One of the challenges employers face is ensuring their employees have access to the resources they need, without the ability to access information and resources that aren’t required to do their job. This need prompted the development of identity and access management (IAM) tools.
Cybersecurity is crucial for businesses. Companies, banks, and medical offices collect sensitive data about their clients. This data can include their address, credit card number, and social security number. This information can be used to steal someone’s identity. Thieves commit identity theft to apply for credit cards in the victims’ names. The thieves use the credit to purchase items and leave the victim with the debt.
Hackers can also gain control of social media accounts and use them to solicit funds via donations.
Identity and Access Management
What is identity and access management, and how can it help protect your business? OneLogin’s IAM tool authenticates and authorizes access to systems and data. First, the tool confirms the identity of the employee. Employees must input specific information to log onto the network. The information required may be a username and password. Some computers are also equipped with fingerprint scanners that can be used to log on.
Once an employee has logged in, they will have access to some systems and data. Their account will be assigned a role and specific privileges when created; authorized personnel can also update a user’s privileges and role if required.

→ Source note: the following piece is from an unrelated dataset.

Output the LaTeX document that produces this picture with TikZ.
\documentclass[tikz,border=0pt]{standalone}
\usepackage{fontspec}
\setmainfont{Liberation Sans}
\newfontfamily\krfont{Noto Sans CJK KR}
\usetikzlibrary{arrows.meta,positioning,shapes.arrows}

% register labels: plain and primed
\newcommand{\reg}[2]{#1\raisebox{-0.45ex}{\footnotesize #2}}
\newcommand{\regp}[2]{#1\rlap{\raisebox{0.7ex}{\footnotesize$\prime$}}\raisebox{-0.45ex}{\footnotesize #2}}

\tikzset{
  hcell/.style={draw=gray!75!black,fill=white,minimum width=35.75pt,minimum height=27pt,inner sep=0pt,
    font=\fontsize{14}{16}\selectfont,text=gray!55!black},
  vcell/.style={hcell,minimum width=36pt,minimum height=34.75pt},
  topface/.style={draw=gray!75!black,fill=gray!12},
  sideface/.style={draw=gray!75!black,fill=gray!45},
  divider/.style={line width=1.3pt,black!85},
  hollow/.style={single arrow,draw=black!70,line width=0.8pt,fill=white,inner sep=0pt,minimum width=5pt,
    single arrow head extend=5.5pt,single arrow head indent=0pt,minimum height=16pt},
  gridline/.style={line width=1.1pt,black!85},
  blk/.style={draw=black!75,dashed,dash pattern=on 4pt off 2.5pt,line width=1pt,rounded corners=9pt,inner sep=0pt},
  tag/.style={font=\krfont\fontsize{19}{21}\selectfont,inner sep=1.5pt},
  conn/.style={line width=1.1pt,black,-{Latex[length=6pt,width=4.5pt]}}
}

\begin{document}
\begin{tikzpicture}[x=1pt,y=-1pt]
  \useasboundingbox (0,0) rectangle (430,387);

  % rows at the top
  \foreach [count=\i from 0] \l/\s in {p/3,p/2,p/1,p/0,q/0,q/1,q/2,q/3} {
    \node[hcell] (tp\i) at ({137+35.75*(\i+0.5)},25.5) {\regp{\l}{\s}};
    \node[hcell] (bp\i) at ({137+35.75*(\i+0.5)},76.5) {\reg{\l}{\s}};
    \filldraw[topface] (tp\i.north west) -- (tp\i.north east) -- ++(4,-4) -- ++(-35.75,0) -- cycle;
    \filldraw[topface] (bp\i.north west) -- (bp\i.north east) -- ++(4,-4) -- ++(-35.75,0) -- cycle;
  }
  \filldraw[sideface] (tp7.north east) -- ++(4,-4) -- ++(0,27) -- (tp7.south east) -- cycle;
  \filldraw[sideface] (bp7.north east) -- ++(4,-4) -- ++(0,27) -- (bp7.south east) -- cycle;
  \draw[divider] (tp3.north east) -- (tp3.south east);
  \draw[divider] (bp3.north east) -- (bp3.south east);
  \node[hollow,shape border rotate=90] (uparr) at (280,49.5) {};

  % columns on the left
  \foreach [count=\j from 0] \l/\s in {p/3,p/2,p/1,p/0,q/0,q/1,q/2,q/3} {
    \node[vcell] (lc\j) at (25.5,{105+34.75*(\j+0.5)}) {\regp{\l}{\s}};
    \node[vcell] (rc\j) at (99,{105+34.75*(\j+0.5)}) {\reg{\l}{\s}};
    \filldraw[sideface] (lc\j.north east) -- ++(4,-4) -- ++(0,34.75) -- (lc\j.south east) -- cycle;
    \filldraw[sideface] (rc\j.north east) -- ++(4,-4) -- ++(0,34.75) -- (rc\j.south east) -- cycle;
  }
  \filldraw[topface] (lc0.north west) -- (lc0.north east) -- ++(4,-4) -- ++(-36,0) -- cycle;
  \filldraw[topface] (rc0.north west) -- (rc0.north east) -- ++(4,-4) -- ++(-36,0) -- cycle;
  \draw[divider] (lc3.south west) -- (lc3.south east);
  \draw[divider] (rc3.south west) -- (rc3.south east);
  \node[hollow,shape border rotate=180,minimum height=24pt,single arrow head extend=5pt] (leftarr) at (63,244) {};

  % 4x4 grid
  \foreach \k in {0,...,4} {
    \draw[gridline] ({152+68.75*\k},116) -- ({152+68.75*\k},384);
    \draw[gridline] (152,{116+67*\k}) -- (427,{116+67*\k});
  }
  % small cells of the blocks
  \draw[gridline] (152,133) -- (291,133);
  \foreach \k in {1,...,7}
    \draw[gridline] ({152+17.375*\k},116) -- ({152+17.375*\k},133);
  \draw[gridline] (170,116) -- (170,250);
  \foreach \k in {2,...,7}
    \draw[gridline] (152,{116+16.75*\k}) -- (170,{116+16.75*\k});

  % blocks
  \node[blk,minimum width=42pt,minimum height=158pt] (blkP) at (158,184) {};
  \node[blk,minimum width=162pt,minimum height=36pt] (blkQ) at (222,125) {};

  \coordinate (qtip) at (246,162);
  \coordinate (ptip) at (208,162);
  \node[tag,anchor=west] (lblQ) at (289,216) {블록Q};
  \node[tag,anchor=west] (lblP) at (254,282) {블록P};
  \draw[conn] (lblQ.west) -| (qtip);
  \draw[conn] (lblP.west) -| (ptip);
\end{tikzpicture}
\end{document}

The authorization for the account will determine what functions they can perform and what resources they can access.
How IAM Works
Human resources or IT staff determine what resources each employee needs access to and create their accounts. They authorize the user’s account to access the appropriate programs and data and assign the account a role and permissions. For example, some employees may be authorized to change their password or change the level of system access other employees have. Other employees may only be able to access the data they’re authorized to view.
When an employee enters their username and password, the system checks to verify the username exists and that the password matches the information on record. Once this information is confirmed, the user is logged in.

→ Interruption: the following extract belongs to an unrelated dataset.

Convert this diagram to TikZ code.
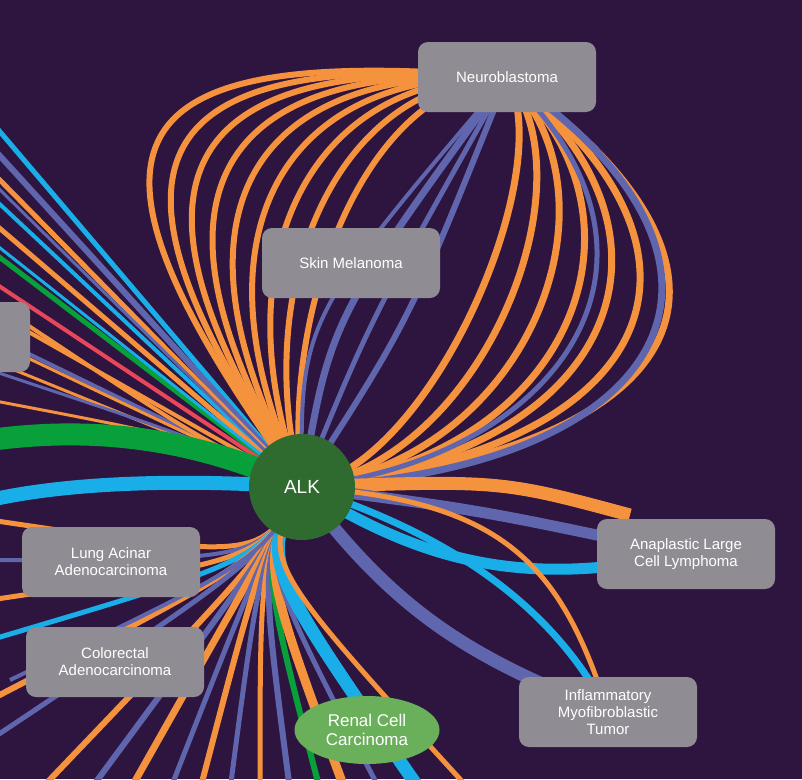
\documentclass[tikz,border=0pt]{standalone}
\usepackage{fontspec}
\setmainfont{Liberation Sans}
\usetikzlibrary{shapes.geometric}
\begin{document}
\begin{tikzpicture}[x=1pt,y=-1pt,
  lab/.style={fill=boxgray,rounded corners=10pt,text=white,font=\fontsize{15}{17}\selectfont,align=center,minimum width=178pt,minimum height=70pt,inner sep=2pt},
  e/.style={line width=#1, line cap=butt},
]
\definecolor{bg}{HTML}{2E1540}
\definecolor{org}{HTML}{F5923E}
\definecolor{blu}{HTML}{5F66AE}
\definecolor{cya}{HTML}{1AAEE8}
\definecolor{grn}{HTML}{07A03A}
\definecolor{red}{HTML}{E8475A}
\definecolor{boxgray}{HTML}{8F8D93}
\definecolor{alkg}{HTML}{2F6B2F}
\definecolor{renal}{HTML}{6AAF5A}
\fill[bg] (0,0) rectangle (802,779);
\useasboundingbox (0,0) rectangle (802,779);
\clip (0,0) rectangle (802,779);
\coordinate (alk) at (302,487);
\coordinate (neuro) at (507,77);
\coordinate (anap) at (686,554);
\coordinate (inf) at (608,712);
% upper-left bundle
\foreach \c/\w/\dy in {cya/5/0,blu/6/25,org/5/50,cya/4/75,org/5/100,grn/5/130,red/4/160,org/4/190,blu/4/215,org/3/240,cya/3/120,blu/3/60}{
  \coordinate (ul) at (-10,120+\dy);
  \draw[\c,e=\w] (alk) -- (ul);
}
\foreach \c/\w/\y in {org/4/300,org/3/340,blu/3/370,org/3/400}{
  \coordinate (ll) at (-10,\y);
  \draw[\c,e=\w] (alk) .. controls (200,440) .. (ll);
}
\coordinate (g1) at (-10,440);
\draw[grn,e=22] (alk) .. controls (200,440) and (100,425) .. (g1);
\coordinate (c1) at (-10,500);
\draw[cya,e=14] (alk) .. controls (200,480) and (80,480) .. (c1);
% lower-left rays
\foreach \c/\w/\x/\y in {org/5/-10/520,blu/4/-10/560,org/5/-10/600,cya/5/-10/640,org/6/-10/700,blu/5/-10/740,org/6/40/790,blu/6/90/790,org/7/130/790,blu/5/170/790,org/6/200/790,blu/5/230/790,org/5/260/790,blu/6/290/790,grn/6/320/790,org/9/345/790,blu/5/380/790,cya/13/420/790,org/5/470/790,blu/4/10/680}{
  \coordinate (lr) at (\x,\y);
  \draw[\c,e=\w] (alk) .. controls (260,560) .. (lr);
}
% neuroblastoma loops left
\foreach \i in {0,...,8}{
  \draw[org,e=6] (alk) .. controls ({280-30*\i},{320-24*\i}) and ({360-30*\i},{85-5*\i}) .. (neuro);
}
% blue straight to neuro
\foreach \dx/\w in {0/7,40/5,80/6,-30/4}{
  \draw[blu,e=\w] (alk) .. controls ({330+\dx},320) .. (neuro);
}
% right loops
\foreach \i in {0,...,6}{
  \draw[org,e=7] (alk) .. controls ({430+50*\i},{470-4*\i}) and ({560+34*\i},{170+14*\i}) .. (neuro);
}
\draw[blu,e=7] (alk) .. controls (680,470) and (780,260) .. (neuro);
\draw[blu,e=5] (alk) .. controls (560,460) and (700,260) .. (neuro);
% to anaplastic
\coordinate (ta) at (630,515);
\draw[org,e=13] (alk) .. controls (500,480) .. (ta);
\draw[blu,e=11] (alk) .. controls (480,510) .. (anap);
\draw[cya,e=11] (alk) .. controls (420,560) and (520,590) .. (anap);
\draw[org,e=5] (alk) .. controls (500,500) and (560,560) .. (inf);
\draw[cya,e=7] (alk) .. controls (470,540) and (560,620) .. (inf);
\draw[blu,e=13] (alk) .. controls (400,620) and (480,660) .. (inf);
% nodes
\node[lab] (n) at (neuro) {Neuroblastoma};
\node[lab] (s) at (351,263) {Skin Melanoma};
\node[lab,minimum width=60pt] (lp) at (0,337) {};
\node[lab] (l) at (111,562) {Lung Acinar\\Adenocarcinoma};
\node[lab] (cr) at (115,662) {Colorectal\\Adenocarcinoma};
\node[lab] (a) at (anap) {Anaplastic Large\\Cell Lymphoma};
\node[lab] (i) at (inf) {Inflammatory\\Myofibroblastic\\Tumor};
\node[ellipse,fill=renal,text=white,minimum width=145pt,minimum height=68pt,inner sep=0pt,align=center,font=\fontsize{17}{19}\selectfont] (r) at (367,730) {Renal Cell\\Carcinoma};
\node[circle,fill=alkg,minimum size=106pt,text=white,font=\fontsize{19}{21}\selectfont] (k) at (alk) {ALK};
\end{tikzpicture}
\end{document}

If a person enters incorrect information, they may be locked out of the system or given another chance to correct their information. Some systems allow users to enter alternate information, such as a phone number or email address that can be used to reset their password.

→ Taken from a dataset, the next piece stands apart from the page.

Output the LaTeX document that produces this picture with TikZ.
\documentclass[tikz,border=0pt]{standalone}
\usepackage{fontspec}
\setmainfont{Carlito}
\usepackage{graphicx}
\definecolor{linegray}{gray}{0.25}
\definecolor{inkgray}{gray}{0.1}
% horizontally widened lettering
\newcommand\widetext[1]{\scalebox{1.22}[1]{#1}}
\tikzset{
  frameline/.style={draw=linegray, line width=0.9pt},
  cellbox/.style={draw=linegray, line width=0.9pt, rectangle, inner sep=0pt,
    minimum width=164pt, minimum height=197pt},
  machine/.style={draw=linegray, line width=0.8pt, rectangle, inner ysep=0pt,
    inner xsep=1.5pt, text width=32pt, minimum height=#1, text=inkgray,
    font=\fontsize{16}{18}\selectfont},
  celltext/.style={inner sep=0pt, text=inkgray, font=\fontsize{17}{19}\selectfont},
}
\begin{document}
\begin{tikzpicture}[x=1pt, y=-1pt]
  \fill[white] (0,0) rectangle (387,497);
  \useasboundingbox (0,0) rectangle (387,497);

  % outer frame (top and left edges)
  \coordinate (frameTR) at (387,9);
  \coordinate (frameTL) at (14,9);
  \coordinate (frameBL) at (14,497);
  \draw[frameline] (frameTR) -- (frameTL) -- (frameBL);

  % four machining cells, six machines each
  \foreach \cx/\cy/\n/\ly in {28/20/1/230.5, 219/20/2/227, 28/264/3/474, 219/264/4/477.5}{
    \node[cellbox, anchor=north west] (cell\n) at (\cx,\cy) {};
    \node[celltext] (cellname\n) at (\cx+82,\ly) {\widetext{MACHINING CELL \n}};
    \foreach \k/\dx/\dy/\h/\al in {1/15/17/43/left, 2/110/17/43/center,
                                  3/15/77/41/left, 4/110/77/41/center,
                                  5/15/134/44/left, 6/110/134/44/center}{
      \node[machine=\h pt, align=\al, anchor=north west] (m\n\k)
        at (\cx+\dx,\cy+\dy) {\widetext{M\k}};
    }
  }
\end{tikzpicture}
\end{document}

IAM tools can also work in conjunction with other tools to increase security. Human resource departments can use security protocols that determine employee access. They can also unauthorize access via stolen laptops, so thieves cannot use stolen equipment to acquire their data.
IAM tools may use single sign-in or two-factor authentication when staff logs on.
Benefits of IAM
Accessing data and resources on a computer saves employees time, which reduces costs to employers. It can take hours to review printed documents in files to locate specific information about a client or purchase. The same information can be accessed within minutes using software designed to allow staff to search for specific clients or services.
IAM tools can also generate reports for human resource departments so employee access can be monitored and reviewed. These reports can be used to ensure employees aren’t accessing information that should be classified. The reports can also be used to determine which data is vulnerable if a staff loses a work laptop.
Other Cybersecurity Measures
Ensure your IT team has sufficient staff and resources to ensure vulnerable software is patched. Many companies hire white-hat hackers. Also known as ethical hackers or penetration testers, these hackers are employed to gain unauthorized access to your data. Their attempts are used to identify vulnerabilities in your systems. Information security analysts use that information to determine how to improve system security and prevent data breaches.
These security measures supplement the security provided by an IAM tool but do not replace the critical role IAM tools perform to protect your data.